Code that draws figures:
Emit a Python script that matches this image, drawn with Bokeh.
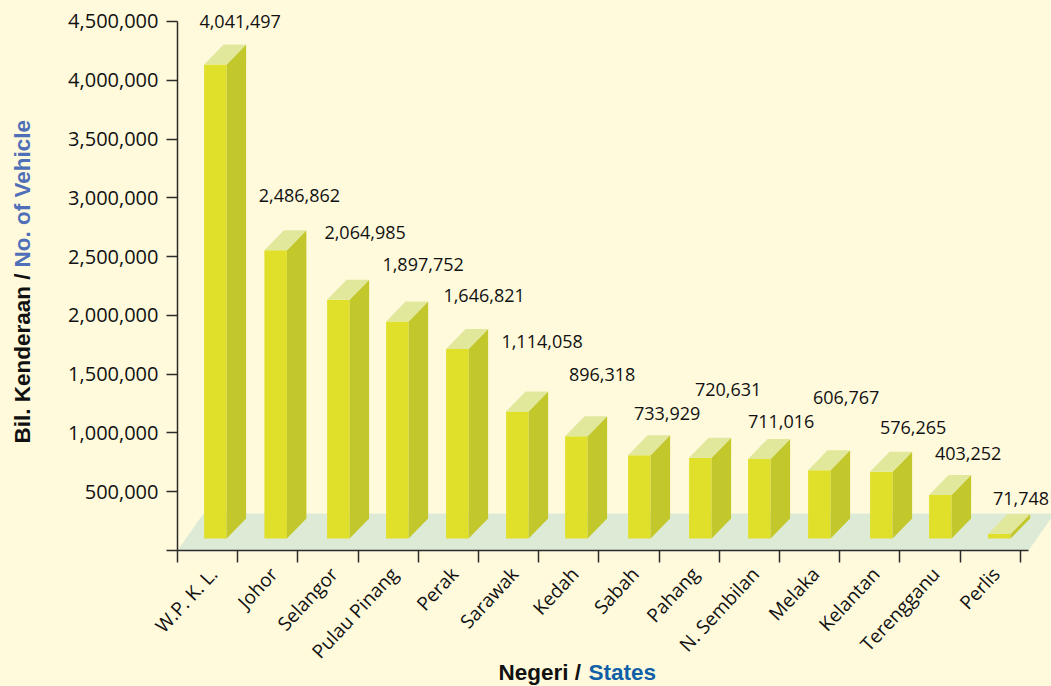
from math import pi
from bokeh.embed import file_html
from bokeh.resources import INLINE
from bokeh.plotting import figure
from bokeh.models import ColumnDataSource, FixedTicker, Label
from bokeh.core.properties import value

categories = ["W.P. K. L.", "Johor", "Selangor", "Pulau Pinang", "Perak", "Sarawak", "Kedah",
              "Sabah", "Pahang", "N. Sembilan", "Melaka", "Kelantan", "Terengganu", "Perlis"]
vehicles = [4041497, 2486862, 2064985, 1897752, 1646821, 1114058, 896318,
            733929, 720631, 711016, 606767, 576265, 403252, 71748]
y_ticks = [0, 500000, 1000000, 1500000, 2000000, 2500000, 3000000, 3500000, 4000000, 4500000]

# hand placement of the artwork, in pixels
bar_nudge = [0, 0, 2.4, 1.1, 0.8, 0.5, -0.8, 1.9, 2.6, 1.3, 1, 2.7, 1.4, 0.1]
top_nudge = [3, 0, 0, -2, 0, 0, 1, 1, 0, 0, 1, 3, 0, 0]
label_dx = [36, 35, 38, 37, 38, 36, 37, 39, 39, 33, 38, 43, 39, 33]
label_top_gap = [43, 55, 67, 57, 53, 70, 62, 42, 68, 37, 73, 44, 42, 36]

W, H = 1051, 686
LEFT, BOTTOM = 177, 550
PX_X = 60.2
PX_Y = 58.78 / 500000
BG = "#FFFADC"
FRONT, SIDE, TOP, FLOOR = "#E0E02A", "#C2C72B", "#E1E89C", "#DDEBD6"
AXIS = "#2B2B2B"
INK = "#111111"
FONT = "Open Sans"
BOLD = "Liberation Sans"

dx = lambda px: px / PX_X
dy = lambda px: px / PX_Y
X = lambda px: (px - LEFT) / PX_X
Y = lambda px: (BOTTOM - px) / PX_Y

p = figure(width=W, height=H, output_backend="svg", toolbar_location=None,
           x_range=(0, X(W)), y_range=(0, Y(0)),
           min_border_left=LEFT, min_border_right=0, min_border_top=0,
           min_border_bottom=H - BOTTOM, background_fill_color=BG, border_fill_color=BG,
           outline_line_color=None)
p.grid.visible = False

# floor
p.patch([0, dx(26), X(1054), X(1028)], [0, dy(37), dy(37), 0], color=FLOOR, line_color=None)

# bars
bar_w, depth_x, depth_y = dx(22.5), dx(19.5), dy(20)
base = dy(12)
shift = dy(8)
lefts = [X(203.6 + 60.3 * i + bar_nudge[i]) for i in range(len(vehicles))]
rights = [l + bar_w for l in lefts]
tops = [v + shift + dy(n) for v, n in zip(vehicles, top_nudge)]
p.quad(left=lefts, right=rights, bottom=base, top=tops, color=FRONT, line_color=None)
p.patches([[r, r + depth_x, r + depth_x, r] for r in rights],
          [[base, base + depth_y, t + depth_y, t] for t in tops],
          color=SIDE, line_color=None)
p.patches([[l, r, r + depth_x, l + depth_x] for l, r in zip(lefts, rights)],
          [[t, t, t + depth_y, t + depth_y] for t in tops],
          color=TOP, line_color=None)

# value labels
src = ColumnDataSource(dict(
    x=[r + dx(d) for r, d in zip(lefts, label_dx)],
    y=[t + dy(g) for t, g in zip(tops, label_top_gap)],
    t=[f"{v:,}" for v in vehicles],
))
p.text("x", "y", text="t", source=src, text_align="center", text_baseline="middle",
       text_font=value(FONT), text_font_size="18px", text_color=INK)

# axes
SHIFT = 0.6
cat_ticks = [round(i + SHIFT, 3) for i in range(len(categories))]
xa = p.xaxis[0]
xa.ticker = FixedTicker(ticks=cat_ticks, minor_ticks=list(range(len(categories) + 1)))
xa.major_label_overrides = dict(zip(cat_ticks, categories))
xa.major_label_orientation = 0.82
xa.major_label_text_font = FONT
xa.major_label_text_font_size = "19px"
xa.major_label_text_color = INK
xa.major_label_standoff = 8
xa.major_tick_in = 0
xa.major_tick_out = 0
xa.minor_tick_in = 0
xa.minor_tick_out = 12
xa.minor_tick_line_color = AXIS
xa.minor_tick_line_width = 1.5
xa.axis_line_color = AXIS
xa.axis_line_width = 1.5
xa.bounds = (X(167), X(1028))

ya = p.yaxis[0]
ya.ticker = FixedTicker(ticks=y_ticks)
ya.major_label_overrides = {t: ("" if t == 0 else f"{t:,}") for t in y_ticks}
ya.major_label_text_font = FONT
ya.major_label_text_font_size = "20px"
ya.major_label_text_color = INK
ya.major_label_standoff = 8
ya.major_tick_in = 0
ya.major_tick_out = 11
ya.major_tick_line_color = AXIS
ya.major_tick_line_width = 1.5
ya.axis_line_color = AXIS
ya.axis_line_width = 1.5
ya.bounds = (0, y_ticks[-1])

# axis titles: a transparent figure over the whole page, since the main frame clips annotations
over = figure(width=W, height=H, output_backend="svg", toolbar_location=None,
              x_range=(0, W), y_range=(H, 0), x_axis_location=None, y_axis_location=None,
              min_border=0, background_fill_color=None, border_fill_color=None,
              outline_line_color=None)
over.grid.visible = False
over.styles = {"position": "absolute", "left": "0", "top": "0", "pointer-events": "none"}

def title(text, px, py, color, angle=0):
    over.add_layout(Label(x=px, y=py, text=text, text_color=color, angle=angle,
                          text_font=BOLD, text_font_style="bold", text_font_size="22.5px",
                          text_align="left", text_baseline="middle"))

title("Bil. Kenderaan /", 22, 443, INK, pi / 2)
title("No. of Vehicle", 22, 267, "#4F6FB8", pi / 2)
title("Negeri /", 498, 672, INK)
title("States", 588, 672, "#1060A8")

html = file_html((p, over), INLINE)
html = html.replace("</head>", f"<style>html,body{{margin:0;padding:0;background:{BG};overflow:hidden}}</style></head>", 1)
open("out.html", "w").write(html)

* * *

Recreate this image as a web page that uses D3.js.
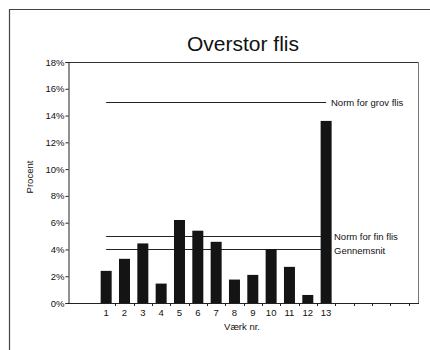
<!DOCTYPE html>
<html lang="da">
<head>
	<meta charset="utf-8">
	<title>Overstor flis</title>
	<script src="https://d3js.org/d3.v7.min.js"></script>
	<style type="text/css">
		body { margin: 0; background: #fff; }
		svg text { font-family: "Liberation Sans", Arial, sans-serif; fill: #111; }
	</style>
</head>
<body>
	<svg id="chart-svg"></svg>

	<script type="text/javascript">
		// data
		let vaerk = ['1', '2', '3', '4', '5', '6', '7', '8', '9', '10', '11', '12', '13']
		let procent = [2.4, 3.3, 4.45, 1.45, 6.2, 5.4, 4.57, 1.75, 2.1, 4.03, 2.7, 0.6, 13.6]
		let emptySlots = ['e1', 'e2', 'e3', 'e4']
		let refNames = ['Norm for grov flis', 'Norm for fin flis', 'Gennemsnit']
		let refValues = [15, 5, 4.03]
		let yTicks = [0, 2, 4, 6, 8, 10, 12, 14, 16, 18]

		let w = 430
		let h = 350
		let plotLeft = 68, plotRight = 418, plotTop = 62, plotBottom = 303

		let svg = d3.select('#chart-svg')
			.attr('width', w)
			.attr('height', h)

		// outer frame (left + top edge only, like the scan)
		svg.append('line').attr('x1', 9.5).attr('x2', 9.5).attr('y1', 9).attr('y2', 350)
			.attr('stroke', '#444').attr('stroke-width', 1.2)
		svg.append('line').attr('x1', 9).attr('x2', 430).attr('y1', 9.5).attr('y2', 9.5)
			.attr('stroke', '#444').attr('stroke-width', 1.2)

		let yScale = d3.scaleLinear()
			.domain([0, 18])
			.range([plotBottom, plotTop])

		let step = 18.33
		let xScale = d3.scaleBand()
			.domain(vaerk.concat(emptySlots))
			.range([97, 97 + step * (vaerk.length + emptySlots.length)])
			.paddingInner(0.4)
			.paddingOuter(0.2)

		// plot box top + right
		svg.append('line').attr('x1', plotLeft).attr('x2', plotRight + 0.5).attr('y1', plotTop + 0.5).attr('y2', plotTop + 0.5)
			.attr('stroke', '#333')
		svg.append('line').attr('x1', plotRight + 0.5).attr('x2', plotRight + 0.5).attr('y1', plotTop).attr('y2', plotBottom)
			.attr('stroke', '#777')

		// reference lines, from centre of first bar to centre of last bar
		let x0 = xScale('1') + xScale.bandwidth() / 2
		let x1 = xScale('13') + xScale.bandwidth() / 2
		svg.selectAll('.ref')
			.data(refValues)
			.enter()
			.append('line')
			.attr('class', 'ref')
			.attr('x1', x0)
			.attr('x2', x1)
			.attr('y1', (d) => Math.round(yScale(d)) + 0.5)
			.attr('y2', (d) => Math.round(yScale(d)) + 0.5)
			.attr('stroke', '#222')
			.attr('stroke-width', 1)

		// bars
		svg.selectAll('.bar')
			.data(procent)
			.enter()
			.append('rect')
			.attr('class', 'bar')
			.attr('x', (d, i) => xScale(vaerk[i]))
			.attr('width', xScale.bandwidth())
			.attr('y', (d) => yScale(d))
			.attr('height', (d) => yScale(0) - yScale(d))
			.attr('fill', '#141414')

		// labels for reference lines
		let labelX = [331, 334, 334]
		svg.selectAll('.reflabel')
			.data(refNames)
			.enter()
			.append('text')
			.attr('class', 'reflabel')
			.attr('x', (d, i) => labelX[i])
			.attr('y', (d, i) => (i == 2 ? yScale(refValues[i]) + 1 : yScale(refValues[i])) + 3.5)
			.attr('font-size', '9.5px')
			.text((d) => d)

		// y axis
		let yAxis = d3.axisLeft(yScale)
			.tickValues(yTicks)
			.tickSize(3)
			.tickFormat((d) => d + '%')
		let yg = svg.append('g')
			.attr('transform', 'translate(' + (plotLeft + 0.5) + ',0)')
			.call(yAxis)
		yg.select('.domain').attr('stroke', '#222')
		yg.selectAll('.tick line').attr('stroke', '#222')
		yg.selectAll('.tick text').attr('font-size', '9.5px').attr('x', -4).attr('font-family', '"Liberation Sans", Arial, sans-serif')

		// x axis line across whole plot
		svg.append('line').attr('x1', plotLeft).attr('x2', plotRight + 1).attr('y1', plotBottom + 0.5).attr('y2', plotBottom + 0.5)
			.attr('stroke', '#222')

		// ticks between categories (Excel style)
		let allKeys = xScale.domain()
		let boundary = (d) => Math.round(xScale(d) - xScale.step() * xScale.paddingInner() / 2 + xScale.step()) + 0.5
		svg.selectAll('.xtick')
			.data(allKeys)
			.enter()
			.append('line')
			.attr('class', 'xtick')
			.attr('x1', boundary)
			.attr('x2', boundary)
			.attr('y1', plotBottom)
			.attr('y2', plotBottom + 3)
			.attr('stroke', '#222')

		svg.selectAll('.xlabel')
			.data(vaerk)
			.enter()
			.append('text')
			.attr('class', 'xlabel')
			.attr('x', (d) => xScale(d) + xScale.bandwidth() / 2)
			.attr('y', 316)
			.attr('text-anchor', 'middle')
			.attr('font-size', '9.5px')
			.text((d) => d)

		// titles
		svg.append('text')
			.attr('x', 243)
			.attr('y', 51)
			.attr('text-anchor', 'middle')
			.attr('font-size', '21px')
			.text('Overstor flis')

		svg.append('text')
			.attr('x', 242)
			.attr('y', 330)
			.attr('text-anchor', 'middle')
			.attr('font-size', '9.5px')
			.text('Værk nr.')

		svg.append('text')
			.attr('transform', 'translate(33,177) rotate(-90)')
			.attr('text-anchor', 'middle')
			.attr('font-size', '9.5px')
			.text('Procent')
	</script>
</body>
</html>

Exercise objective: Repeat exactly, and only, the lines between the line holding "Recreate this image" and the line holding "14, 16, 18]", inclusive, leaving pictures out.

Expected answer:
Recreate this image as a web page that uses D3.js.
<!DOCTYPE html>
<html lang="da">
<head>
	<meta charset="utf-8">
	<title>Overstor flis</title>
	<script src="https://d3js.org/d3.v7.min.js"></script>
	<style type="text/css">
		body { margin: 0; background: #fff; }
		svg text { font-family: "Liberation Sans", Arial, sans-serif; fill: #111; }
	</style>
</head>
<body>
	<svg id="chart-svg"></svg>

	<script type="text/javascript">
		// data
		let vaerk = ['1', '2', '3', '4', '5', '6', '7', '8', '9', '10', '11', '12', '13']
		let procent = [2.4, 3.3, 4.45, 1.45, 6.2, 5.4, 4.57, 1.75, 2.1, 4.03, 2.7, 0.6, 13.6]
		let emptySlots = ['e1', 'e2', 'e3', 'e4']
		let refNames = ['Norm for grov flis', 'Norm for fin flis', 'Gennemsnit']
		let refValues = [15, 5, 4.03]
		let yTicks = [0, 2, 4, 6, 8, 10, 12, 14, 16, 18]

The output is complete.